Garimpando na solidão

Este texto foi publicado em 4 de agosto de 1979 em O Diário. Foi selecionado para o livro “Bom Dia- Crônicas do Autoexílio e da Prisão”, lançado em 2014.

Solidão, apenas quando espontânea. Se forçosa, dói. Torna as noites difíceis. Aquele sentir-se só, a saudade das pessoas queridas. O querer ouvir e não encontrar vozes que falem. Na verdade, solidão não é sentir-se distante das pessoas, pois há solitários em meio a multidão e outros que não se sentem só mesmo quando estão sozinhos.

A solidão que dói é a de não ter nos joelhos nenhuma criança, a de não sentir no rosto o afago da mulher amada. De chegar a um quarto de hotel e encontrar tudo arrumadinho: nenhum brinquedo no chão, nem bola nem boneca.

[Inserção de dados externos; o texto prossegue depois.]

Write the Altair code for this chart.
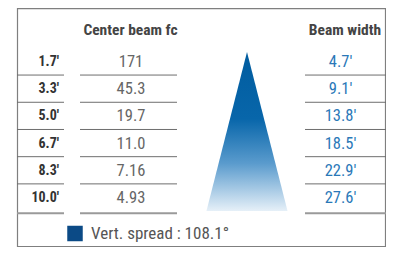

São questões difíceis, compensadas apenas quando os dedos batem no teclado da máquina de escrever, ansiosos, às vezes até mesmo doloridos, à procura de uma frase nova, de uma ideia que naão explodiu, de um sentimento que não conseguiu traduzir-se.

E lá me vou, noite adentro, lutando com e contra as palavras. Elas me desafiam, sabendo que estou em busca de sua musicalidade. Pois cada palavra tem musicalidade própria. E quero descobri-la, na tentativa de quem descobre uma palavra como quem dedilha um teclado, como quem faz soar um acorde. As palavras têm sustenidos e bemóis? Penso que sim. Falta descobri-los. Não se trata de métrica, rima ou ritmo. Mas de encontrar a harmonia de cada palavra. Não é maravilhoso um crepúsculo? Pois qual outra palavra tem um som tão lúgubre? Penumbra, por sua vez, é palavra doce. Quantas porém são tão tristes? É preciso, pois, procurar.

Talvez nunca encontre. Mas tentarei. Sem cansaços, da mesma forma como o pedreiro procura a melhor pá. O violinista, o mais suave violino. Um contador de histórias tem de ser um operário da palavra. Trabalhá-la, procurá-la, buscá-la, esmerilhá-la. Não ver anoitecer e nem esperar amanheceres. Ser garimpeiro. E esmerilhador. Que vai polindo, cortando arestas, buscando o melhor ângulo. Um operário como outro qualquer. Que sua, luta, madruga, desfalece, moreja.

E a solidão, onde entra? Ah, ela é que se torna a melhor companheira. A mais necessária, quem sabe? Pois quando dói ou quando bate, ou dela se foge ou nela se mergulha. Descobri que é melhor deixar-se envolver. Quando, pois, ela chega, saio em disparada, levando-a a um cantinho que descobri: um restaurante pequeno e intimista, com apenas 15 mesas. A última, a do cantinho, já é quase minha. Até os garçons sabem. Chego, sento-me, peço meu vinho vagabundo. Tiro minha caneta e meu bloco de papel e, entre goles compassados, vou procurando a melodia das palavras.

Noite dessas, um garço, dando-me do vinho, o frio doendo-nos na alma, perguntou-me: “O senhor é poeta?” Não respondi. Apenas pensei, quase chorando: “Quem me dera, quem me dera!” Bom dia.